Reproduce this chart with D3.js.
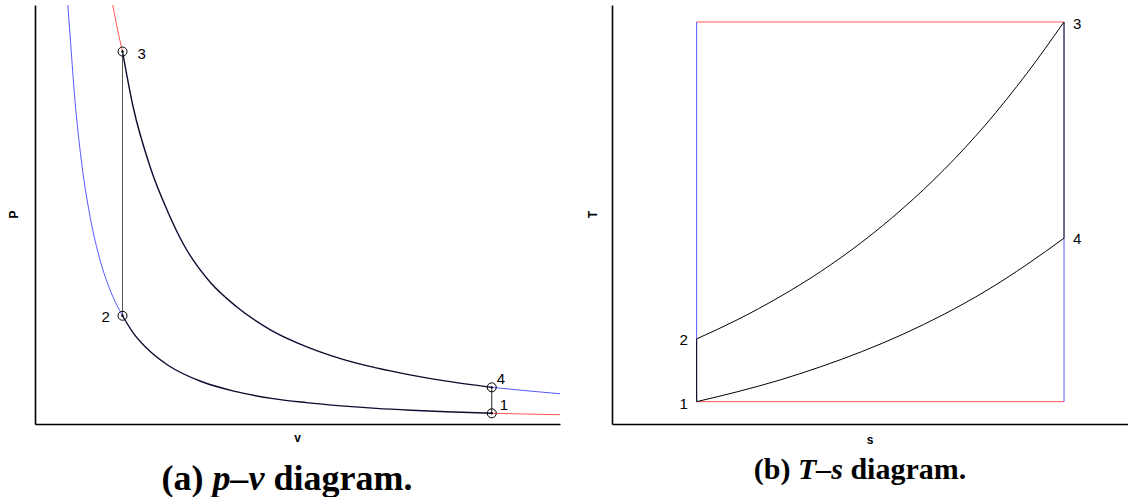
<!DOCTYPE html>
<html>
<head>
<meta charset="utf-8">
<script src="https://cdn.jsdelivr.net/npm/d3@7"></script>
<style>
  html, body { margin: 0; padding: 0; background: #fff; }
  svg { display: block; }
  .num { font-family: "Liberation Sans", Arial, sans-serif; font-size: 15px; fill: #000; }
  .axlab { font-family: "Liberation Sans", Arial, sans-serif; font-size: 12px; font-weight: bold; fill: #000; }
  .cap { font-family: "Liberation Serif", "Times New Roman", serif; font-weight: bold; fill: #000; }
</style>
</head>
<body>
<svg id="chart" width="1128" height="497"></svg>
<script>
// ---- p–v diagram (Otto cycle) ----
const stateNames = ["1", "2", "3", "4"];
const stateV = [5.22, 1.0, 1.0, 5.22];
const stateP = [0.92, 9.3, 32.0, 3.15];

// isentropic compression 2–1
const compV = [1.0, 1.12, 1.32, 1.52, 1.9, 2.3, 2.7, 3.1, 3.5, 3.9, 4.3, 4.7, 5.22];
const compP = [9.3, 7.85, 6.2, 5.05, 3.65, 2.78, 2.2, 1.84, 1.56, 1.34, 1.18, 1.05, 0.92];
// isentropic expansion 3–4
const expV = [1.0, 1.12, 1.32, 1.52, 1.7, 2.0, 2.3, 2.7, 3.1, 3.5, 3.9, 4.3, 4.7, 5.22];
const expP = [32.0, 27.3, 22.0, 18.2, 15.4, 12.2, 10.1, 8.05, 6.65, 5.6, 4.82, 4.2, 3.68, 3.15];
// isentrope through 2, continued to smaller volumes
const isenLowV = [0.375, 0.4, 0.45, 0.53, 0.62, 0.73, 0.85, 1.0];
const isenLowP = [36.0, 33.5, 28.4, 22.6, 18.2, 14.45, 11.67, 9.3];
// isentrope through 4, continued to larger volumes
const isenHighV = [5.22, 5.6, 6.0];
const isenHighP = [3.15, 2.87, 2.6];
// isotherm through 3 (T max)
const isoHotV = [0.889, 0.94, 1.0];
const isoHotP = [36.0, 34.0, 32.0];
// isotherm through 1 (T min)
const isoColdV = [5.22, 5.6, 6.0];
const isoColdP = [0.92, 0.86, 0.80];

// ---- T–s diagram ----
const stateS = [0.205, 0.205, 1.095, 1.095];
const stateT = [300, 581, 2000, 1032];
const heatS = [0.205, 0.305, 0.405, 0.505, 0.605, 0.705, 0.805, 0.905, 1.005, 1.095];
const heatAddT = [581, 668, 768, 882, 1014, 1166, 1340, 1540, 1770, 2000];
const heatRejT = [300, 345, 396, 456, 524, 602, 692, 795, 914, 1032];

const svg = d3.select("#chart");
svg.append("rect").attr("width", 1128).attr("height", 497).attr("fill", "#fff");

const RED = "#ff2a2a", BLUE = "#2f2fff", PROC = "#0c0c30";
const zip = (a, b) => a.map((d, i) => [d, b[i]]);

// ===== left panel =====
const x = d3.scaleLinear().domain([0, 6]).range([35, 560]);
const y = d3.scaleLinear().domain([0, 36]).range([424, 5]);
const gL = svg.append("g");
const pvLine = d3.line().x(d => x(d[0])).y(d => y(d[1])).curve(d3.curveMonotoneX);

function pvPath(vs, ps, color, w, op) {
  gL.append("path").datum(zip(vs, ps)).attr("d", pvLine)
    .attr("fill", "none").attr("stroke", color).attr("stroke-width", w)
    .attr("stroke-opacity", op);
}
pvPath(isenLowV, isenLowP, BLUE, 1, 0.8);
pvPath(isoHotV, isoHotP, RED, 1, 0.8);
pvPath(isenHighV, isenHighP, BLUE, 1, 0.8);
pvPath(isoColdV, isoColdP, RED, 1, 0.8);
pvPath(compV, compP, PROC, 1.4, 1);
pvPath(expV, expP, PROC, 1.4, 1);

// constant-volume processes 2–3 and 4–1
gL.append("line").attr("x1", x(stateV[1])).attr("x2", x(stateV[2]))
  .attr("y1", y(stateP[1])).attr("y2", y(stateP[2]))
  .attr("stroke", "#555").attr("stroke-width", 1);
gL.append("line").attr("x1", x(stateV[3])).attr("x2", x(stateV[0]))
  .attr("y1", y(stateP[3])).attr("y2", y(stateP[0]))
  .attr("stroke", "#222").attr("stroke-width", 1);

// state markers
stateNames.forEach((n, i) => {
  gL.append("circle").attr("cx", x(stateV[i])).attr("cy", y(stateP[i])).attr("r", 4.5)
    .attr("fill", "none").attr("stroke", "#000").attr("stroke-width", 1);
  gL.append("circle").attr("cx", x(stateV[i])).attr("cy", y(stateP[i])).attr("r", 1.2)
    .attr("fill", "#000");
});
const pvLabelOffset = [[8, -9], [-21, 1], [15, 2], [5, -9]];
stateNames.forEach((n, i) => {
  gL.append("text").attr("class", "num")
    .attr("x", x(stateV[i]) + pvLabelOffset[i][0])
    .attr("y", y(stateP[i]) + pvLabelOffset[i][1])
    .attr("dy", "0.35em").text(n);
});

// axes without ticks
gL.append("g").attr("transform", `translate(0,${y(0)})`)
  .call(d3.axisBottom(x).tickValues([]).tickSizeOuter(0))
  .select(".domain").attr("stroke", "#000").attr("stroke-width", 1.6);
gL.append("g").attr("transform", `translate(${x(0)},0)`)
  .call(d3.axisLeft(y).tickValues([]).tickSizeOuter(0))
  .select(".domain").attr("stroke", "#000").attr("stroke-width", 1.6);

gL.append("text").attr("class", "axlab").attr("text-anchor", "middle")
  .attr("transform", `translate(18,${(y(0) + y(36)) / 2}) rotate(-90)`).text("P");
gL.append("text").attr("class", "axlab").attr("text-anchor", "middle")
  .attr("x", (x(0) + x(6)) / 2).attr("y", 442).text("v");

const capA = gL.append("text").attr("class", "cap").attr("text-anchor", "middle")
  .attr("font-size", 36).attr("x", 287).attr("y", 490);
capA.append("tspan").text("(a) ");
capA.append("tspan").attr("font-style", "italic").text("p–v");
capA.append("tspan").text(" diagram.");

// ===== right panel =====
const sx = d3.scaleLinear().domain([0, 1.25]).range([612, 1128]);
const ty = d3.scaleLinear().domain([200, 2076]).range([424, 5]);
const gR = svg.append("g");
const tsLine = d3.line().x(d => sx(d[0])).y(d => ty(d[1])).curve(d3.curveMonotoneX);

function seg(s1, t1, s2, t2, color, w, op) {
  gR.append("line").attr("x1", sx(s1)).attr("y1", ty(t1)).attr("x2", sx(s2)).attr("y2", ty(t2))
    .attr("stroke", color).attr("stroke-width", w).attr("stroke-opacity", op);
}
// isotherms at T max and T min
seg(stateS[2], stateT[2], stateS[1], stateT[2], RED, 1, 0.8);
seg(stateS[0], stateT[0], stateS[3], stateT[0], RED, 1, 0.8);
// isentropes
seg(stateS[1], stateT[1], stateS[1], stateT[2], BLUE, 1, 0.8);
seg(stateS[3], stateT[0], stateS[3], stateT[3], BLUE, 1, 0.8);
// isentropic processes 1–2 and 3–4
seg(stateS[0], stateT[0], stateS[1], stateT[1], PROC, 1.2, 1);
seg(stateS[2], stateT[2], stateS[3], stateT[3], PROC, 1.2, 1);
// constant-volume heat addition 2–3 and rejection 4–1
gR.append("path").datum(zip(heatS, heatAddT)).attr("d", tsLine)
  .attr("fill", "none").attr("stroke", "#000").attr("stroke-width", 1);
gR.append("path").datum(zip(heatS, heatRejT)).attr("d", tsLine)
  .attr("fill", "none").attr("stroke", "#000").attr("stroke-width", 1);

const tsLabelOffset = [[-17, 2], [-17, 1], [9, 2], [9, 1]];
stateNames.forEach((n, i) => {
  gR.append("text").attr("class", "num")
    .attr("x", sx(stateS[i]) + tsLabelOffset[i][0])
    .attr("y", ty(stateT[i]) + tsLabelOffset[i][1])
    .attr("dy", "0.35em").text(n);
});

gR.append("g").attr("transform", `translate(0,${ty(200)})`)
  .call(d3.axisBottom(sx).tickValues([]).tickSizeOuter(0))
  .select(".domain").attr("stroke", "#000").attr("stroke-width", 1.6);
gR.append("g").attr("transform", `translate(${sx(0)},0)`)
  .call(d3.axisLeft(ty).tickValues([]).tickSizeOuter(0))
  .select(".domain").attr("stroke", "#000").attr("stroke-width", 1.6);

gR.append("text").attr("class", "axlab").attr("text-anchor", "middle")
  .attr("transform", `translate(597,${(ty(200) + ty(2076)) / 2}) rotate(-90)`).text("T");
gR.append("text").attr("class", "axlab").attr("text-anchor", "middle")
  .attr("x", (sx(0) + sx(1.25)) / 2).attr("y", 444).text("s");

const capB = gR.append("text").attr("class", "cap").attr("text-anchor", "middle")
  .attr("font-size", 30).attr("x", 860).attr("y", 479);
capB.append("tspan").text("(b) ");
capB.append("tspan").attr("font-style", "italic").text("T–s");
capB.append("tspan").text(" diagram.");
</script>
</body>
</html>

◆ Set exercise:
Return, unchanged, the lines from the first line of the material through the line that holds "const stateP = [0.92, 9.3, 32.0, 3.15];", inclusive, omitting pictures.

◆ Response to this task:
Reproduce this chart with D3.js.
<!DOCTYPE html>
<html>
<head>
<meta charset="utf-8">
<script src="https://cdn.jsdelivr.net/npm/d3@7"></script>
<style>
  html, body { margin: 0; padding: 0; background: #fff; }
  svg { display: block; }
  .num { font-family: "Liberation Sans", Arial, sans-serif; font-size: 15px; fill: #000; }
  .axlab { font-family: "Liberation Sans", Arial, sans-serif; font-size: 12px; font-weight: bold; fill: #000; }
  .cap { font-family: "Liberation Serif", "Times New Roman", serif; font-weight: bold; fill: #000; }
</style>
</head>
<body>
<svg id="chart" width="1128" height="497"></svg>
<script>
// ---- p–v diagram (Otto cycle) ----
const stateNames = ["1", "2", "3", "4"];
const stateV = [5.22, 1.0, 1.0, 5.22];
const stateP = [0.92, 9.3, 32.0, 3.15];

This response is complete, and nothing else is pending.